SOMEDAY WE’ll TELL EACH OTHER EVERYTHING is set in 1990 when the Berlin Wall came down. Its been translated. I have friends from East Germany and the stories they tell are amazing. The contrast is stark when compared to my West German sister-in-laws reminiscing. Once I was in SOMEDAY WE’LL TELL EACH OTHER EVERYTHING, it was hard to put down. Fortunate it isn’t that long! As always, if you’ve read or read it, share your thoughts with us, please.someday we'll tell each other everything

SOMEDAY WE’LL TELL EACH OTHER EVERYTHING is set against the backdrop of the fall of the Berlin Wall. This historic cataclysmic event and the flux it causes in the lives of Germans from both sides reflects Maria’s inner turmoil.

One night her boyfriend Johannes takes her to live at his family’s farm.  Maria is a dreamer and unaccustomed to the hard physical work and long hours required.  She stops going to school, prefers to sleep late and read. She and Johannes share the attic bedroom. The spider’s nest as Maria calls it for the spiders that descend nightly on their silken threads.  Her mother and grandparents don’t appear to have a say or a problem with her living at the Brendles’ farm, nor do his parents, Marianne and Sigfried.

It’s at the farm store that Maria meets Henner who lives on the adjoining farm. Henner is forty to Maria’s sixteen. Despite their age difference and the darkness in Henner they begin an affair.  Maria is torn by guilt for deceiving Johannes and his family but feels helpless against the hunger she feels for Henner.  Maria and Henner’s intense affair played out against changes and accompanying fear and adjustments, gives it a disturbing and tragic air.

The past lives of the characters give a chilling insight into life in East Germany. One example was Maria being honored in being chosen to attend the Wilhelm Pieck Pioneer Camp for six weeks during the school year. You didn’t turn this down. Maria’s mother had to ship her the proper items.

There was no end to the rules and regulations: how you were supposed to arrange your clothes over the chair every evening when you undressed, the neckerchief always on top; how to make your bed with military precision’ when you had to get up for early morning exercises, barked at by loudspeakers, which were in every block and throughout the camp grounds.

That was my turning point, something snapped inside me, my resistance dissolved. I felt at one with the others, strong and invincible. It was an uplifting moment, indescribable, and at the same time one of the most unsettling aspects of my entire stay.

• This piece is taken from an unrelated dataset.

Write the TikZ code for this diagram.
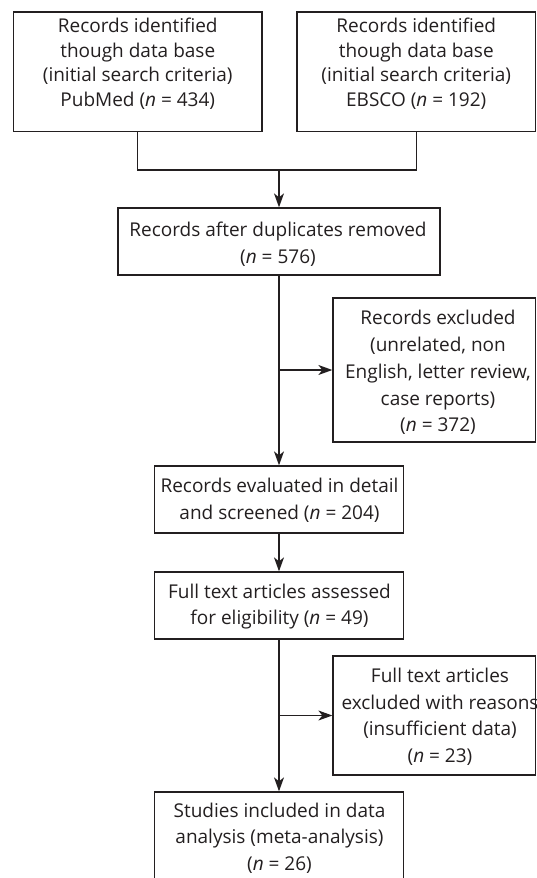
\documentclass[tikz,border=0pt]{standalone}
\usepackage{fontspec}
\setmainfont{Open Sans}
\usetikzlibrary{arrows.meta}
\definecolor{ink}{HTML}{231F20}
\begin{document}
\begin{tikzpicture}[x=1pt,y=-1pt,
  box/.style={draw=ink, line width=1.3pt, rectangle, inner sep=0pt},
  txt/.style={text=ink, align=center, font=\fontsize{19}{26.7}\selectfont, inner sep=0pt},
  txtt/.style={txt, font=\fontsize{19}{24.5}\selectfont},
  flow/.style={draw=ink, line width=1.3pt},
  arr/.style={flow, -{Stealth[length=14pt,width=10pt,inset=4pt]}}]
\useasboundingbox (0,0) rectangle (537,878);
% boxes
\node[box, minimum width=248.5pt, minimum height=119.5pt] (b1) at (137.75,71.75) {};
\node[box, minimum width=238.5pt, minimum height=119.5pt] (b2) at (416.25,71.75) {};
\node[box, minimum width=322pt, minimum height=67pt] (b3) at (279,241.5) {};
\node[box, minimum width=202.5pt, minimum height=144pt] (b4) at (434.25,370) {};
\node[box, minimum width=249pt, minimum height=67pt] (b5) at (279,499.5) {};
\node[box, minimum width=249pt, minimum height=67pt] (b6) at (279,605.5) {};
\node[box, minimum width=202.5pt, minimum height=119pt] (b7) at (434.25,715.5) {};
\node[box, minimum width=249pt, minimum height=92pt] (b8) at (279,838) {};
% texts
\node[txtt] (t1) at (137.75,63.5) {Records identified\\though data base\\(initial search criteria)\\PubMed (\textit{n} = 434)};
\node[txtt] (t2) at (416.25,63.5) {Records identified\\though data base\\(initial search criteria)\\EBSCO (\textit{n} = 192)};
\node[txt] (t3) at (278,244) {Records after duplicates removed\\(\textit{n} = 576)};
\node[txt] (t4) at (438,372.6) {Records excluded\\(unrelated, non\\English, letter review,\\case reports)\\(\textit{n} = 372)};
\node[txt] (t5) at (279.5,500) {Records evaluated in detail\\and screened (\textit{n} = 204)};
\node[txt] (t6) at (279.5,606.7) {Full text articles assessed\\for eligibility (\textit{n} = 49)};
\node[txt] (t7) at (440,716.7) {Full text articles\\excluded with reasons\\(insufficient data)\\(\textit{n} = 23)};
\node[txt] (t8) at (279.5,838) {Studies included in data\\analysis (meta-analysis)\\(\textit{n} = 26)};
% connectors
\coordinate (jl) at (137.75,170);
\coordinate (jr) at (416.25,170);
\draw[flow] (b1.south) -- (jl) -- (jr) -- (b2.south);
\coordinate (jc) at (279,170);
\draw[arr] (jc) -- (b3.north);
\draw[arr] (b3.south) -- (b5.north);
\draw[arr] (b3.south |- b4.west) -- (b4.west);
\draw[arr] (b5.south) -- (b6.north);
\draw[arr] (b6.south) -- (b8.north);
\draw[arr] (b6.south |- b7.west) -- (b7.west);
\end{tikzpicture}
\end{document}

When, after six weeks, I came home and sang Russian war songs at the dinner table, my mother, in tears, asked me, “What on earth have they done to you?” I cried and missed my friends. It took me a while to get used to being at home again, and my yearning for camplife eventually turned into a rejection of everything collective.

SOMEDAY WE’LL TELL EACH OTHER EVERYTHING is a fascinating glimpse into life on the other side before and after the fall of the Berlin Wall. The characters are realistic. The way they were shaped by their circumstances and environment, not knowing who you could trust when your own spouse could be working with the Stasi. What a way to live.  The changes in them, their communities, and livelihoods, all these made for interesting reading.

It may be a cultural difference but the lack of parental say and control in Maria living at the farm with Johannes was troubling.

This and other events make Maria seem mature beyond her sixteen years yet I hesitate to call SOMEDAY WE’LL TELL EACH OTHER EVERYTHING a love story, despite its billing as that. An affair with such a pronounced age gap is unsettling and despite her seeming maturity feels wrong, a train wreck in the making, but compelling.

All in all Maria’s story is addicting.